## GIVEN EXERCISE
Among the entries that follow, locate the line with "Recreate this image" and the line with "from matplotlib.ticker import MultipleLocator". Output those lines and all lines in between, exactly, minus the pictures.

Charts and diagrams as code
-----

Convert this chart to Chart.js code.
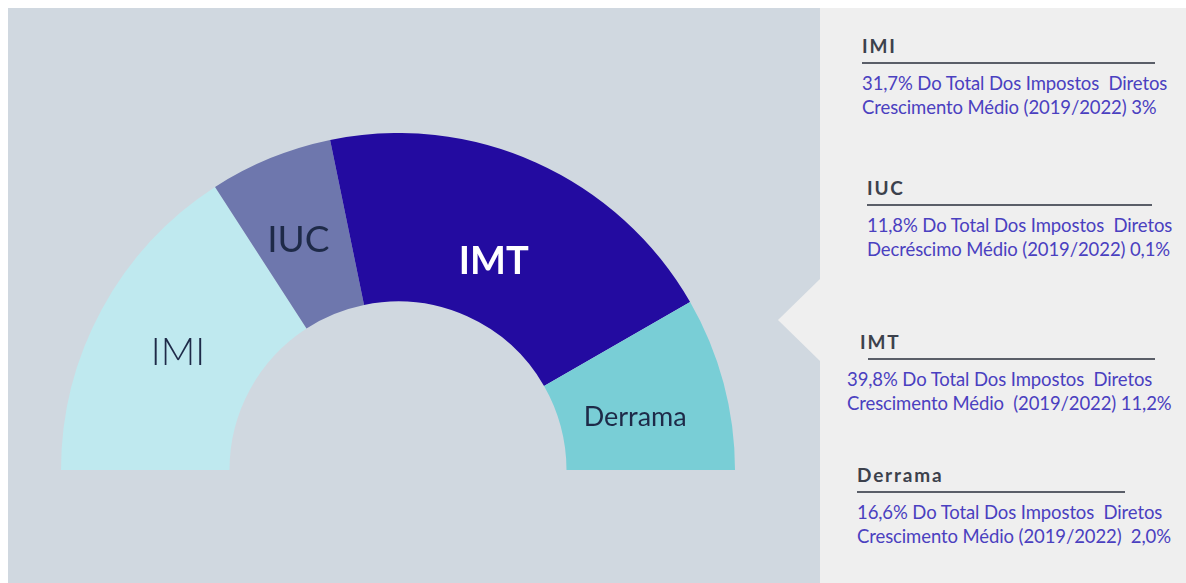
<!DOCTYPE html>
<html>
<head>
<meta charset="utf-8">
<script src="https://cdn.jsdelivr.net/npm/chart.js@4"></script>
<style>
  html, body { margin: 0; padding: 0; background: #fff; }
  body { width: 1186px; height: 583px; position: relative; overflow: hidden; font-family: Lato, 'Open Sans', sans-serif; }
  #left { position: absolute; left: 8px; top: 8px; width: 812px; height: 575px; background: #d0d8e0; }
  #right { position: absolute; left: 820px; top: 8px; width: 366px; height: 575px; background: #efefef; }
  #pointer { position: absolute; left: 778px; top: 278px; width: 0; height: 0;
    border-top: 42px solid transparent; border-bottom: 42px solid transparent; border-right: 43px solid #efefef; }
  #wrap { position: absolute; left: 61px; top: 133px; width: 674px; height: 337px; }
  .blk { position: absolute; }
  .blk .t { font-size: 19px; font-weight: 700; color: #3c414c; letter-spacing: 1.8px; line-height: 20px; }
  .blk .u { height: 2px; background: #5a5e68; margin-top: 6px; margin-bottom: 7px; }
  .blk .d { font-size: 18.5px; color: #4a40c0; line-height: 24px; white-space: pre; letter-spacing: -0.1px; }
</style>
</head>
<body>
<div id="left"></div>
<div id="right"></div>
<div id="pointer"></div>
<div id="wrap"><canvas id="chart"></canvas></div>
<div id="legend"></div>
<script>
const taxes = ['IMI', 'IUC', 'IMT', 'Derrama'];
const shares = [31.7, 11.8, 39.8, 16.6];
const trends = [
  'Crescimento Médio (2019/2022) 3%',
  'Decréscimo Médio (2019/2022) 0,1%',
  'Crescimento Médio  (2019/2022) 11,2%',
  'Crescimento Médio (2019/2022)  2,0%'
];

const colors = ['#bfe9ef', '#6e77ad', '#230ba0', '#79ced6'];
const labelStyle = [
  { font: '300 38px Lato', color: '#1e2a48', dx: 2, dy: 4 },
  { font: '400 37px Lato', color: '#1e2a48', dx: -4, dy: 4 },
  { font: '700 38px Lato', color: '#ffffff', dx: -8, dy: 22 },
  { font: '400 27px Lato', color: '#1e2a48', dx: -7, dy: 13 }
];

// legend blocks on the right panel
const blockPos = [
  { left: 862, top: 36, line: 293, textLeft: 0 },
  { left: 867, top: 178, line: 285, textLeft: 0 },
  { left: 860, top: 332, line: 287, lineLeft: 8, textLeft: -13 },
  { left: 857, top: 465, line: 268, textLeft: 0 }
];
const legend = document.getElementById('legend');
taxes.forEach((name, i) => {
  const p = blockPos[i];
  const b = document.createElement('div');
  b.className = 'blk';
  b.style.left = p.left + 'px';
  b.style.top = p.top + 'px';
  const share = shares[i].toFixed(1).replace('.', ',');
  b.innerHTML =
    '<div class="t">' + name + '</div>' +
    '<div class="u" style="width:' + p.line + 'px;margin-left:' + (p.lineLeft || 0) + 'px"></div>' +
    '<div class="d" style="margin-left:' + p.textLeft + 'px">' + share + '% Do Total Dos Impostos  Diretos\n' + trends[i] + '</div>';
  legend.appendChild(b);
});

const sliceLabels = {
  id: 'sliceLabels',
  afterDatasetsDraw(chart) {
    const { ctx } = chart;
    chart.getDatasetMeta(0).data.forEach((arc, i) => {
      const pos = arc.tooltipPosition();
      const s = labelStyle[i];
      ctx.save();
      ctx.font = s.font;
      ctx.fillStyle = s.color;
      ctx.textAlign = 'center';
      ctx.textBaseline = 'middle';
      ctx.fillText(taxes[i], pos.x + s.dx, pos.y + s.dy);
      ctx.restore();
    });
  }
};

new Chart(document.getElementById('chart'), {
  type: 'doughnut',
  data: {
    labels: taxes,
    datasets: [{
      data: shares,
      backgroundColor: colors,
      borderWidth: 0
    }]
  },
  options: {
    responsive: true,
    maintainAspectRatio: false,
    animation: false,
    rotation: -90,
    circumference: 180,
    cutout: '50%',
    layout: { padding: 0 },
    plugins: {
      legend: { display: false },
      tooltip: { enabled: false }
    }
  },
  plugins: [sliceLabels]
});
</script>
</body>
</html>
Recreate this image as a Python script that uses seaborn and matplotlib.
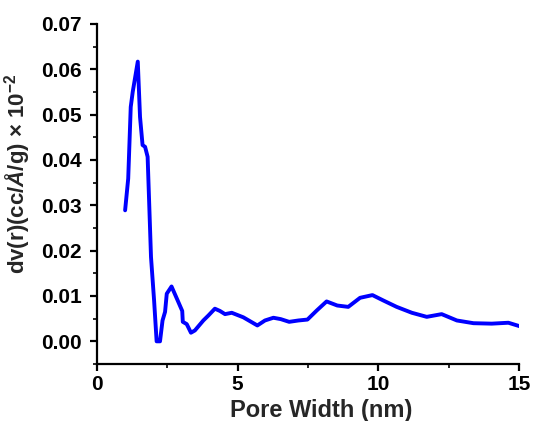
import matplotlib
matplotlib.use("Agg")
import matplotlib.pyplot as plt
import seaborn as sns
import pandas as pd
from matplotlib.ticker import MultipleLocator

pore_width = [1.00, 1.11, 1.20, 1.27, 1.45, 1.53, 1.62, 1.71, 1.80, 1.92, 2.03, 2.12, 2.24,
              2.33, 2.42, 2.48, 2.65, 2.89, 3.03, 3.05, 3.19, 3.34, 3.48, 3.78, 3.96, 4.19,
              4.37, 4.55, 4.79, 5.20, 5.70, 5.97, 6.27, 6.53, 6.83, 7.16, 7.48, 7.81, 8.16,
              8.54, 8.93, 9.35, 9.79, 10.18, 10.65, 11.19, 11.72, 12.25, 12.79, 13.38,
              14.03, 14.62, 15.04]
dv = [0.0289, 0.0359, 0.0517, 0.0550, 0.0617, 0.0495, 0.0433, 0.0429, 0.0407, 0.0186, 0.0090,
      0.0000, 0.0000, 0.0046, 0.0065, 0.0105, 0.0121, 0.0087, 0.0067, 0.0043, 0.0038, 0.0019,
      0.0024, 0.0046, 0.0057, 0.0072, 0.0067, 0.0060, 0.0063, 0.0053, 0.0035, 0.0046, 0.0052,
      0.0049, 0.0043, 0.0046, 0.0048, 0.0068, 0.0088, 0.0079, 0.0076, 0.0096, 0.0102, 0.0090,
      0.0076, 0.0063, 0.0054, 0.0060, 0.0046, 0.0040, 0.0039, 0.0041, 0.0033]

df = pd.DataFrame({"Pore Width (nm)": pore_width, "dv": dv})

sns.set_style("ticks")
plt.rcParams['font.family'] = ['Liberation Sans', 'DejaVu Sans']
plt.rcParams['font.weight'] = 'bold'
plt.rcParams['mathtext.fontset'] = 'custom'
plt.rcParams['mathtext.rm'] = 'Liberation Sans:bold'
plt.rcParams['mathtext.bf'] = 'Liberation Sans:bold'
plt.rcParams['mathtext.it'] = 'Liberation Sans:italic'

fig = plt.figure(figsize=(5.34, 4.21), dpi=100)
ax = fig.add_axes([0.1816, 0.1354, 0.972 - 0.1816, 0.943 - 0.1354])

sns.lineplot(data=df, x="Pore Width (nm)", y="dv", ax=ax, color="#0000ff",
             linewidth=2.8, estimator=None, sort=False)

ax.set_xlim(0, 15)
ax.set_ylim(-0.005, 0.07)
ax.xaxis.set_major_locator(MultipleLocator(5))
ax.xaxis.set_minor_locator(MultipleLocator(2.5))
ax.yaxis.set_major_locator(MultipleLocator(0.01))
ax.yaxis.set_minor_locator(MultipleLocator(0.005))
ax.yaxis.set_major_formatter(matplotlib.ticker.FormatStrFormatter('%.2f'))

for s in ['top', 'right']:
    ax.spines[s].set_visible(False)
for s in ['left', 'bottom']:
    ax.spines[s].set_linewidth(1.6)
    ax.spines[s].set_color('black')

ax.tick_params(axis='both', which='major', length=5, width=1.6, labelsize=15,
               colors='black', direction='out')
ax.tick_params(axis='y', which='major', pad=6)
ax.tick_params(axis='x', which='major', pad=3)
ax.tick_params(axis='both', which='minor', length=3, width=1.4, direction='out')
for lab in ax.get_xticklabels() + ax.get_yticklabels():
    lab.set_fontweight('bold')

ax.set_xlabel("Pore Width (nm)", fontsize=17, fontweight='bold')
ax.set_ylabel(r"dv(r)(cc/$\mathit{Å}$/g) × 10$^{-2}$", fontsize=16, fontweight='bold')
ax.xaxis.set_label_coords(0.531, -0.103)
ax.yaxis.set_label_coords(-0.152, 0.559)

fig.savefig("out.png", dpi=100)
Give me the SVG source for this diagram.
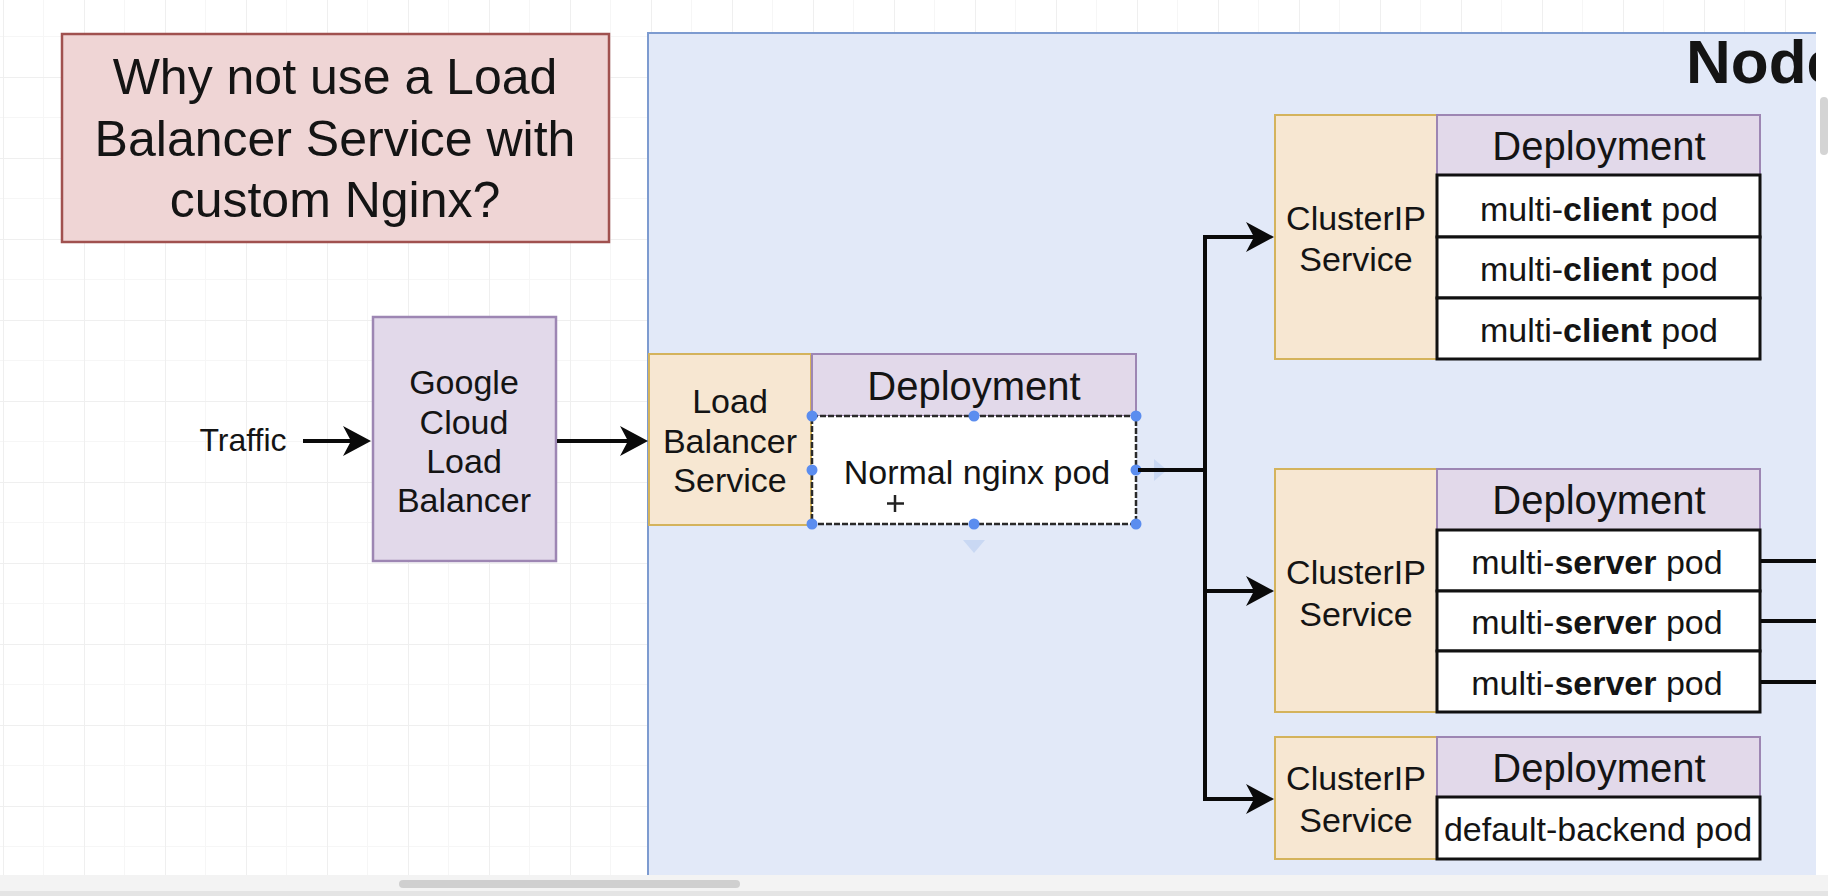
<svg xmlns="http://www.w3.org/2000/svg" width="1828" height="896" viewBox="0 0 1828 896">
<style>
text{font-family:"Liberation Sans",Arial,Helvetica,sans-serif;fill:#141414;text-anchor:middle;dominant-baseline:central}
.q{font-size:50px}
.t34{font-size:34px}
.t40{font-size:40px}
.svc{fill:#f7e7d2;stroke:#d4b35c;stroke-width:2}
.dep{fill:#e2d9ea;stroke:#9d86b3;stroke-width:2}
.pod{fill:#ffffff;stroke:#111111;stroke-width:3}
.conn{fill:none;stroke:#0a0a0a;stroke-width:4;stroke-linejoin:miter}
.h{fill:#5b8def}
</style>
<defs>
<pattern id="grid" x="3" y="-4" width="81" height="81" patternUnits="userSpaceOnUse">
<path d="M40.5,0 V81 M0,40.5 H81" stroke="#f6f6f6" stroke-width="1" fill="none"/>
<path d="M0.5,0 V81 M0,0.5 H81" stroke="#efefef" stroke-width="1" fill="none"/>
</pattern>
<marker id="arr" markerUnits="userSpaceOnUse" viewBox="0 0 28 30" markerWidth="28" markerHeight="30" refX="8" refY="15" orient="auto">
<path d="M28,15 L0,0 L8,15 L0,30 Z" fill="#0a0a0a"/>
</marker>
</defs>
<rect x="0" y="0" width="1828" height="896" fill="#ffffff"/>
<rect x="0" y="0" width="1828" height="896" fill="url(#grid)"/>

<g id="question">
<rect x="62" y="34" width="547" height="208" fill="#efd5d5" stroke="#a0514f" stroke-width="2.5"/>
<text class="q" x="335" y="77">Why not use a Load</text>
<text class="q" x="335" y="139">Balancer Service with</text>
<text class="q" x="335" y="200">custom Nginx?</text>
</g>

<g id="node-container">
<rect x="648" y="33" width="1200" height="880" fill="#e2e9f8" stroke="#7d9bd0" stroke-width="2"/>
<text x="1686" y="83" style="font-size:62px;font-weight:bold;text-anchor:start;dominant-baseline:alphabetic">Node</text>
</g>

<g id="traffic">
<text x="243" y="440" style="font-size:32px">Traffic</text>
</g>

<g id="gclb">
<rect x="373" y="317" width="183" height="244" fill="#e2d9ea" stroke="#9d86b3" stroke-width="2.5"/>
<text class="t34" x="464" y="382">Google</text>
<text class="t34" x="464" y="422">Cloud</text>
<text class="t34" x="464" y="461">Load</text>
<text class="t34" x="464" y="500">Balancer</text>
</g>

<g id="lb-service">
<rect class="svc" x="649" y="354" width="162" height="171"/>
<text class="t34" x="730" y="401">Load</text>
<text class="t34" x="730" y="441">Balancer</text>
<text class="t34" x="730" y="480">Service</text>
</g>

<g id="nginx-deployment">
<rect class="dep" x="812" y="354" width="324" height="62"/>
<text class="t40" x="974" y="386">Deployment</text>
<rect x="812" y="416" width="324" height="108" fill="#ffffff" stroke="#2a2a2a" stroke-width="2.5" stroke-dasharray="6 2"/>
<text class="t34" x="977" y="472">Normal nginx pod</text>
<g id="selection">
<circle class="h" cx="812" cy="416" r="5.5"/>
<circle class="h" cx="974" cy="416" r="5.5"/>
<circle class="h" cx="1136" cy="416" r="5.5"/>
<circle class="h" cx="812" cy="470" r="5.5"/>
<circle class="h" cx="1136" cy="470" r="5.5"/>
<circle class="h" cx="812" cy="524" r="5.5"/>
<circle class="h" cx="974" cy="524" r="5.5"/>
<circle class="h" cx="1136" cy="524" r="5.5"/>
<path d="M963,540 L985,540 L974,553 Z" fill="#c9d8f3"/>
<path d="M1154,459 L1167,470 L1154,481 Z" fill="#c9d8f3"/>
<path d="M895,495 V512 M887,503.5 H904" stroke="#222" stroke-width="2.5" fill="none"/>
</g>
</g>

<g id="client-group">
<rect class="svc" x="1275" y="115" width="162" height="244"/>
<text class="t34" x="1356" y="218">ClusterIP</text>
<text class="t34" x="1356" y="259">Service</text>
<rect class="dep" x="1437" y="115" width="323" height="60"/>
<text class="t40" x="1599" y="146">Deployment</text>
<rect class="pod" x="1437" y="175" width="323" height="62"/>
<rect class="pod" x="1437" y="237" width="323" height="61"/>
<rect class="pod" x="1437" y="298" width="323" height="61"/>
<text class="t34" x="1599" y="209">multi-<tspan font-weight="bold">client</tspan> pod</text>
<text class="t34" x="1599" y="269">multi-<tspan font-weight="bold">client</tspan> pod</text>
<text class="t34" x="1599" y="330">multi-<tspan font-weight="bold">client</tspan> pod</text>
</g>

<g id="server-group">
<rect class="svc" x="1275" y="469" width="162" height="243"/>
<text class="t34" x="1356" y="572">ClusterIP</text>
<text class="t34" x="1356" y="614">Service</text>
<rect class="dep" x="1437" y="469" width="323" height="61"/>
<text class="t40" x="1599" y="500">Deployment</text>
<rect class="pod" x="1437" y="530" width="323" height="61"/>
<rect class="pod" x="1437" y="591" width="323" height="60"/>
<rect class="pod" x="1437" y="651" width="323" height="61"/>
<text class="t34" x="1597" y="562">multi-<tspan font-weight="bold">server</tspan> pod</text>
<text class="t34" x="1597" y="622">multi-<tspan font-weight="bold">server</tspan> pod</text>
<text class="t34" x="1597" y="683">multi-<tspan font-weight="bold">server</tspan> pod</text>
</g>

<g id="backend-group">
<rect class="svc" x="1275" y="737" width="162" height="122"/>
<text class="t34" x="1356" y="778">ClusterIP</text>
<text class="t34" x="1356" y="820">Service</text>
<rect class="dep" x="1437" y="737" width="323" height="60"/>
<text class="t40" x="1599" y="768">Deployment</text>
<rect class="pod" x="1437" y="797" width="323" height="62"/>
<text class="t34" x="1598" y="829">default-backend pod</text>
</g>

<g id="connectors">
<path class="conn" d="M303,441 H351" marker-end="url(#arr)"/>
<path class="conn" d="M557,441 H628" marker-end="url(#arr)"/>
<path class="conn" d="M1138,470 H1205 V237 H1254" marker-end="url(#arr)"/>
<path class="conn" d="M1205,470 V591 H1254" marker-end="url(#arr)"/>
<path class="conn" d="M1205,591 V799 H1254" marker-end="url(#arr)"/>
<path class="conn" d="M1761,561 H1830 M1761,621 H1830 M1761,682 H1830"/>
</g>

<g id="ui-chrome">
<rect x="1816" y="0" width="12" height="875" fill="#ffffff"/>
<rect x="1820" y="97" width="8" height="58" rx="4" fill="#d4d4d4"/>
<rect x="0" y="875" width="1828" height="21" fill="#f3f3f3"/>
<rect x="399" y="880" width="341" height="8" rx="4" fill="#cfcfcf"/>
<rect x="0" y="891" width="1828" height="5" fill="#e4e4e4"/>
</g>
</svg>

-----

## TASK OUTPUT
Recreate this image as a Python script that uses seaborn and matplotlib.
import matplotlib
matplotlib.use("Agg")
import matplotlib.pyplot as plt
import seaborn as sns
import pandas as pd
from matplotlib.ticker import MultipleLocator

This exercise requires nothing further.